# Finally riding high - bike is almost "finished"



## JPs300 (Mar 23, 2011)

Finally got my 4" lift on! - Used the front components from the SATV kit (reworked to be correct) plus Cobra rear axles & my own rear trailing arms. If I didn't already have the front kit before we really sorted my bud's XMR out I would have just built the entire thing myself, but oh well. 

'11 Orbital Blue Max Limited - All built by me 
- Custom 4" lift w/ 2-1/4" rake 
- S/W Outlaw2's on 14x7 MSA M18 Pilots 
- 650 secondary helix, EPI orange primary spring & 3 XMR/Renegade weights 
- Custom 2" snorkels(air box & belt int/exh all 2") 
- Custom rad relocate 
- modded stock muffler(spark arrestor removed & low-rise 2-1/4" snorkle) 
- 6" split audio tubes 
- 6k HID's 
- 3500# Viper Elite winch(far better than the factory Warn 3k XT) 
























































I didn't have time to put the spring spacers in before the ride this weekend, so I pulled the rear "mud flaps" to keep them from catching the tires riding double + loaded cooler all weekend. They will be going back on once I do the spacers this week. 

Only things left on my "to-do list" with it is an aftermarket primary/machined 2ndary, and a programmer. - Pretty happy with the bikes' performance this past weekend, walked *A LOT* of places in 2wd that many were getting severely stuck in in 4wd. Still found some places to dig it in nicely though - 



















Didn't have the XMR weights in the clutch yet and it still slips the belt when in 4wd in situations like that so I just winched it out. I actually got to there in 2wd, but couldn't pull 4 when I tried to walk it out. 

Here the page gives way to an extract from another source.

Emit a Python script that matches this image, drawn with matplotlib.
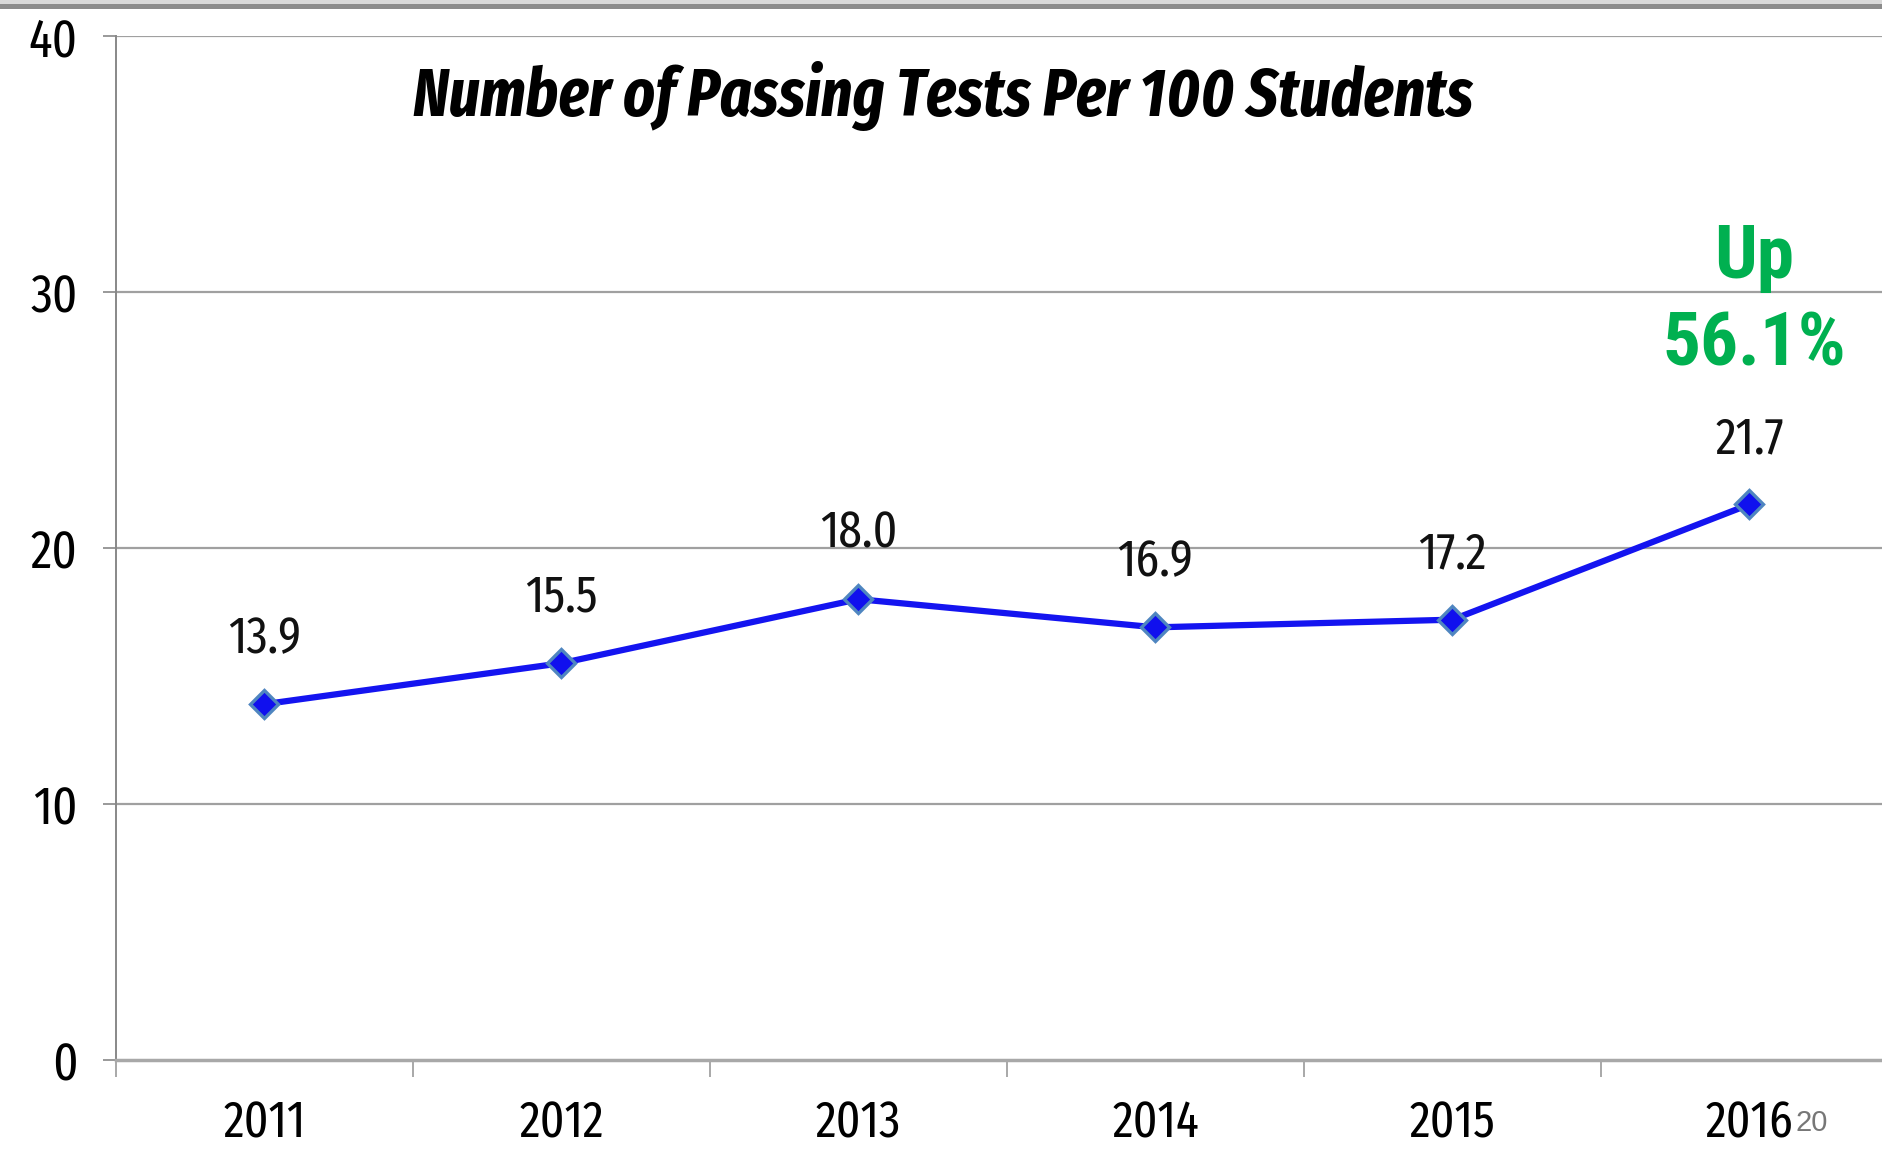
#!/usr/bin/env python3
"""Line chart: number of passing tests per 100 students, 2011-2016."""

import matplotlib
matplotlib.use("Agg")
import matplotlib.pyplot as plt
from matplotlib.patches import Rectangle

YEARS = ["2011", "2012", "2013", "2014", "2015", "2016"]
PASSING = [13.9, 15.5, 18.0, 16.9, 17.2, 21.7]
Y_TICKS = [0, 10, 20, 30, 40]
TITLE = "Number of Passing Tests Per 100 Students"
CALLOUT = "Up\n56.1%"
PAGE_NO = "20"

NARROW = ["Fira Sans Extra Condensed", "Roboto Condensed", "DejaVu Sans"]
FONT = ["Roboto Condensed", "Liberation Sans", "DejaVu Sans"]
W, H = 1883, 1153

fig = plt.figure(figsize=(W / 100, H / 100), dpi=100)
fig.patch.set_facecolor("white")

# grey band at the very top of the slide
fig.add_artist(Rectangle((0, 1 - 9 / H), 1, 5 / H, transform=fig.transFigure,
                         color="#8c8c8c", lw=0))
fig.add_artist(Rectangle((0, 1 - 4 / H), 1, 4 / H, transform=fig.transFigure,
                         color="#d9d9d9", lw=0))

left, right, bottom, top = 116, W, 1060, 36
ax = fig.add_axes([left / W, (H - bottom) / H, (right - left) / W, (bottom - top) / H])

x = list(range(len(YEARS)))
ax.set_xlim(-0.5, 5.45)
ax.set_ylim(0, 40)

grid_c = "#a0a0a0"
for y in Y_TICKS[1:]:
    ax.axhline(y, color=grid_c, lw=1.6, zorder=1)

for side in ("top", "right"):
    ax.spines[side].set_visible(False)
ax.spines["left"].set_color("#888888")
ax.spines["left"].set_linewidth(1.4)
ax.spines["bottom"].set_color("#a8a8a8")
ax.spines["bottom"].set_linewidth(2.5)

ax.set_yticks(Y_TICKS)
ax.set_yticklabels([str(v) for v in Y_TICKS], fontfamily=NARROW, fontsize=38)
ax.tick_params(axis="y", length=9.5, width=1.2, color="#888888", pad=18)

ax.set_xticks(x)
ax.set_xticklabels(YEARS, fontfamily=NARROW, fontsize=37)
ax.tick_params(axis="x", which="major", length=0, pad=28)
ax.set_xticks([i - 0.5 for i in range(len(YEARS))], minor=True)
ax.tick_params(axis="x", which="minor", length=12, width=1.2, color="#999999")

ax.plot(x, PASSING, color="#1414f0", lw=4.5, zorder=3,
        marker="D", markersize=14, markerfacecolor="#1010ee",
        markeredgecolor="#4f86c0", markeredgewidth=2.4, clip_on=False)

for xi, v in zip(x, PASSING):
    ax.annotate(f"{v:.1f}", (xi, v), xytext=(0, 47), textcoords="offset points",
                ha="center", va="center", fontfamily=NARROW, fontsize=37,
                color="#111111")

fig.text(943 / W, 1 - 116 / H, TITLE, ha="center", va="baseline",
         fontfamily=NARROW, fontsize=48, fontweight="bold", fontstyle="italic")

fig.text(1754 / W, 1 - 302 / H, CALLOUT, ha="center", va="center",
         fontfamily=FONT, fontsize=54, fontweight="bold", color="#00b050",
         linespacing=1.32)

fig.text(1812 / W, 1 - 1123 / H, PAGE_NO, ha="center", va="center",
         fontfamily=["Liberation Sans", "DejaVu Sans"], fontsize=21,
         color="#777777")

fig.savefig("out.png", dpi=100, facecolor="white")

Same hole, stock height '09 XT on 28 s/w backs, and she went in @ WOT in 4wd, 800rzr in the back ground couldn't turn 26ish 589 type tires in this stuff -


----------



## dookie (Mar 24, 2011)

Wheerler looks sweet. And the mud looks like a blast. Can-am FTW


----------



## filthyredneck (Feb 10, 2010)

Lookin good man, I wish I had something about like that for my gade.

"Killing Time Using Tapatalk 2"


----------



## JPs300 (Mar 23, 2011)

Thanks guys


----------



## Polaris425 (Dec 16, 2004)

very nice!


----------



## speedman (Nov 3, 2010)

whats the gc jp


----------



## jrpro130 (May 10, 2009)

Looks great! X2 what's your gc


Should be wrenching instead of using TapaTalk


----------



## JPs300 (Mar 23, 2011)

iirc it's right around 18-18.5". I didn't measure mine and it's been a while since we did Robert's.



* I need to set in & detail the thing, my cases are all mud stained as heck.


----------



## jrpro130 (May 10, 2009)

JPs300 said:


> iirc it's right around 18-18.5". I didn't measure mine and it's been a while since we did Robert's.
> 
> 
> 
> * I need to set in & detail the thing, my cases are all mud stained as heck.


NICE! I'm at 18.5" with my setup!


----------



## JPs300 (Mar 23, 2011)

jrpro130 said:


> NICE! I'm at 18.5" with my setup!


I need to measure it and verify, I do remember that it was indeed a true 4" of lift on his bike from the stock measurements.


----------



## Bigboypolaris (Oct 7, 2012)

Looks kinda like your tires in your first picture not sealed on your rims.


Going deep always!


----------